Another similarity that I noticed was that the attitudes of the Marines are very similar to those of the police in The Wire. In order to stay motivated to fight the Iraqis, the Marines dehumanize them to a degree where they convince themselves that they hate the “Hajis.” This is similar to how the police convinced themselves that the drug dealers are a sub-human species that they need to battle. The degree to which the Marines dehumanize the Iraqis is apparent because of the joy that they show upon killing them. Another good example is when they remark in episode 2 that a group of local females are “actually hotties.” This reveals their attitude because they were surprised that they were attracted to the “Hajis,” showing that they never believed that they could have common ground with the locals.

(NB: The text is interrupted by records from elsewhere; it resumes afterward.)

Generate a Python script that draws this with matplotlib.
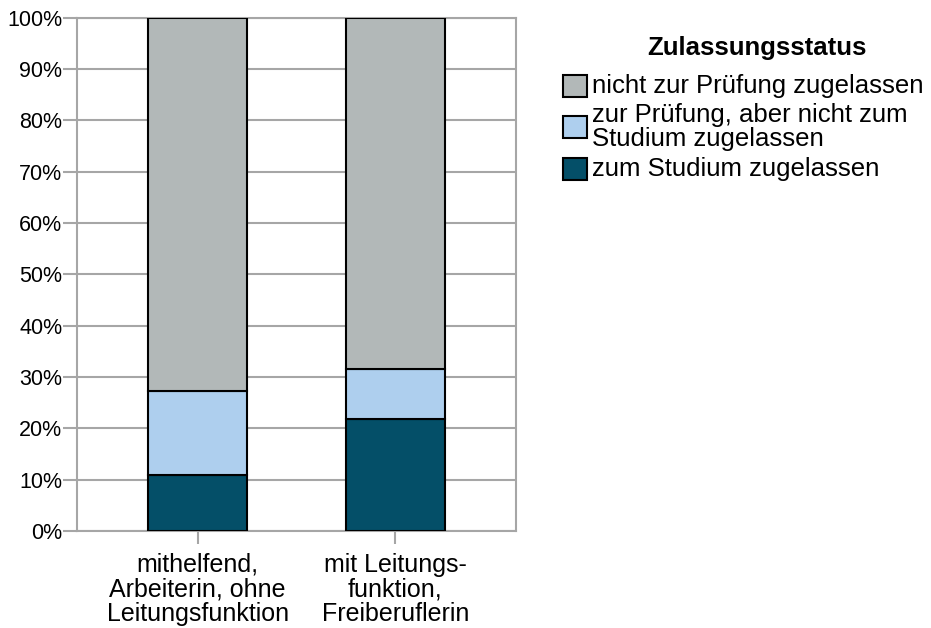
import matplotlib
matplotlib.use('Agg')
import matplotlib.pyplot as plt
from matplotlib.patches import Rectangle
import numpy as np

plt.rcParams['font.family'] = ['Liberation Sans', 'DejaVu Sans']

# Data (percent)
categories = ['mithelfend,\nArbeiterin, ohne\nLeitungsfunktion',
              'mit Leitungs-\nfunktion,\nFreiberuflerin']
zum_studium = [10.9, 21.8]
zur_pruefung = [16.4, 9.7]
nicht_zugelassen = [72.7, 68.5]

series_labels = ['zum Studium zugelassen',
                 'zur Prüfung, aber nicht zum\nStudium zugelassen',
                 'nicht zur Prüfung zugelassen']
colors = ['#044f68', '#aecfee', '#b2b8b8']
grid_col = '#a6a6a6'

W, H = 931, 628
fig = plt.figure(figsize=(W / 100, H / 100), dpi=100)
ax = fig.add_axes([0.0827, 0.1545, 0.4715, 0.8175])

x = np.arange(len(categories))
bottom = np.zeros(len(categories))
for vals, col, lab in zip([zum_studium, zur_pruefung, nicht_zugelassen], colors, series_labels):
    ax.bar(x, vals, width=0.5, bottom=bottom, color=col, edgecolor='black',
           linewidth=1.5, label=lab, zorder=3)
    bottom += np.array(vals)

ax.set_xlim(-0.61, 1.61)
ax.set_ylim(0, 100)
ax.set_yticks(np.arange(0, 101, 10))
ax.set_yticklabels([f'{v}%' for v in range(0, 101, 10)], fontsize=15.5)
ax.set_xticks(x)
ax.set_xticklabels(categories, fontsize=18, linespacing=1.05)
ax.yaxis.grid(True, color=grid_col, linewidth=1.5, zorder=0)
for s in ax.spines.values():
    s.set_color(grid_col)
    s.set_linewidth(1.5)
# tick lengths in points (~14px and ~13px)
ax.tick_params(axis='y', length=10, width=1.5, color=grid_col, pad=0.5)
ax.tick_params(axis='x', length=9.5, width=1.5, color=grid_col, pad=6)

# legend drawn by hand (pixel layout from the reference), top entry = top segment
fig.text(757 / W, 1 - 48 / H, 'Zulassungsstatus', fontsize=18.5, weight='bold',
         ha='center', va='center')
entry_y = [85.5, 127, 169]
for yc, col, lab in zip(entry_y, colors[::-1], series_labels[::-1]):
    fig.add_artist(Rectangle((563 / W, 1 - (yc + 11) / H), 24 / W, 22 / H,
                             facecolor=col, edgecolor='black', linewidth=1.5,
                             transform=fig.transFigure))
    fig.text(592 / W, 1 - yc / H, lab, fontsize=18.5, ha='left', va='center',
             linespacing=0.97)

fig.savefig('out.png', dpi=100)
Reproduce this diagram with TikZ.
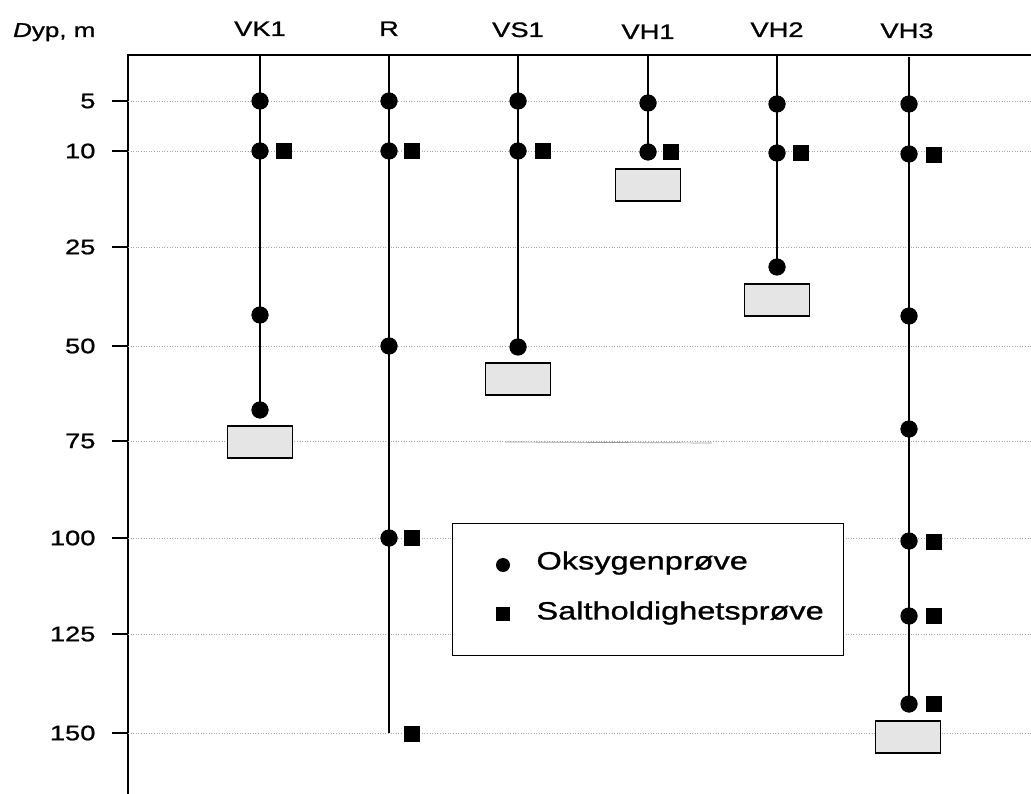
\documentclass[tikz,border=0pt]{standalone}
\usepackage{fontspec}
\setmainfont{Liberation Sans}[FakeStretch=1.3,FakeBold=1]
\begin{document}
\begin{tikzpicture}[x=1pt,y=-1pt,
  ox/.style={circle,fill=black,inner sep=0pt,minimum size=17pt},
  sal/.style={rectangle,fill=black,inner sep=0pt,minimum size=16pt},
  endbox/.style={rectangle,draw=black,line width=1.2pt,fill=gray!20,inner sep=0pt,minimum width=65pt,minimum height=32pt},
  grid/.style={gray!70,line width=0.6pt,dotted},
  col/.style={black,line width=1.4pt},
  lab/.style={font=\fontsize{21}{21}\selectfont,anchor=base},
  tick/.style={font=\fontsize{21}{21}\selectfont,anchor=east}]
\useasboundingbox (0,0) rectangle (1031,794);
% axes
\draw[line width=1.2pt] (128,794) -- (128,55) -- (1031,55);
% grid lines and ticks
\foreach \v/\y in {5/101,10/151,25/247,50/346,75/441,100/538,125/634,150/733}{
  \draw[grid] (128,\y) -- (1031,\y);
  \draw[line width=1.2pt] (112,\y) -- (128,\y);
  \node[tick] at (99,\y) {\v};
}
\draw[gray!80,line width=0.7pt] (505,442) -- (712,443);
% header
\node[lab,font=\fontsize{20}{20}\selectfont,anchor=base east] (hd) at (99,37) {\textit{D}yp, m};
\node[lab] (hvk1) at (260,36) {VK1};
\node[lab] (hr) at (389,36) {R};
\node[lab] (hvs1) at (518,37) {VS1};
\node[lab] (hvh1) at (648,39) {VH1};
\node[lab] (hvh2) at (777,37) {VH2};
\node[lab] (hvh3) at (907,38) {VH3};
% top coordinates
\coordinate (tvk1) at (260,55);
\coordinate (tr) at (389,55);
\coordinate (tvs1) at (518,55);
\coordinate (tvh1) at (648,56);
\coordinate (tvh2) at (777,56);
\coordinate (tvh3) at (909,57);
% VK1
\node[ox] (vk1a) at (260,101) {};
\node[ox] (vk1b) at (260,151) {};
\node[ox] (vk1c) at (260,315) {};
\node[ox] (vk1d) at (260,410) {};
\draw[col] (tvk1) -- (vk1d.center);
\node[sal] (vk1s) at (284,151) {};
\node[endbox] (vk1box) at (260,442) {};
% R
\node[ox] (ra) at (389,101) {};
\node[ox] (rb) at (389,151) {};
\node[ox] (rc) at (389,346) {};
\node[ox] (rd) at (389,538) {};
\coordinate (rend) at (389,733);
\draw[col] (tr) -- (rend);
\node[sal] (rs1) at (412,151) {};
\node[sal] (rs2) at (412,538) {};
\node[sal] (rs3) at (412,734) {};
% VS1
\node[ox] (vs1a) at (518,101) {};
\node[ox] (vs1b) at (518,151) {};
\node[ox] (vs1c) at (518,347) {};
\draw[col] (tvs1) -- (vs1c.center);
\node[sal] (vs1s) at (543,151) {};
\node[endbox] (vs1box) at (518,379) {};
% VH1
\node[ox] (vh1a) at (648,103) {};
\node[ox] (vh1b) at (648,152) {};
\draw[col] (tvh1) -- (vh1b.center);
\node[sal] (vh1s) at (671,152) {};
\node[endbox] (vh1box) at (648,185) {};
% VH2
\node[ox] (vh2a) at (777,104) {};
\node[ox] (vh2b) at (777,153) {};
\node[ox] (vh2c) at (777,267) {};
\draw[col] (tvh2) -- (vh2c.center);
\node[sal] (vh2s) at (801,153) {};
\node[endbox] (vh2box) at (777,300) {};
% VH3
\node[ox] (vh3a) at (909,104) {};
\node[ox] (vh3b) at (909,154) {};
\node[ox] (vh3c) at (909,316) {};
\node[ox] (vh3d) at (909,429) {};
\node[ox] (vh3e) at (909,541) {};
\node[ox] (vh3f) at (909,616) {};
\node[ox] (vh3g) at (909,704) {};
\draw[col] (tvh3) -- (vh3g.center);
\node[sal] (vh3s1) at (934,155) {};
\node[sal] (vh3s2) at (934,542) {};
\node[sal] (vh3s3) at (934,616) {};
\node[sal] (vh3s4) at (934,704) {};
\node[endbox] (vh3box) at (908,737) {};
% redraw markers over lines
\foreach \n in {vk1a,vk1b,vk1c,vk1d,ra,rb,rc,rd,vs1a,vs1b,vs1c,vh1a,vh1b,vh2a,vh2b,vh2c,vh3a,vh3b,vh3c,vh3d,vh3e,vh3f,vh3g}
  \fill (\n.center) circle (8.5pt);
% legend
\node[draw=black,line width=1pt,fill=white,minimum width=391pt,minimum height=132pt,inner sep=0pt] (leg) at (647.5,589) {};
\node[ox,minimum size=14pt] (legox) at (503,565) {};
\node[sal,minimum size=14pt] (legsal) at (503,614) {};
\node[anchor=west,font=\fontsize{25}{25}\selectfont] (legt1) at (533,563) {Oksygenprøve};
\node[anchor=west,font=\fontsize{25}{25}\selectfont] (legt2) at (533,613) {Saltholdighetsprøve};
\end{tikzpicture}
\end{document}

This strategy of dehumanizing the Iraqis may be a coping strategy. War is obviously very stressful, and it is well beyond human nature to kill another human. By viewing the enemies as sub-human, they do not have to deal with the guilt that comes from harming fellow man.
One other theme that I noticed that I wanted to discuss is how the lack of female contact runs the Marines thought processes. Whenever they are not directly engaged in battle it seems that every other remark is about girls. Obviously, it would be nearly torturous to never see the opposite sex. However, discussing women seems to take precident over eating and sleeping. I wonder if this is a realistic representation.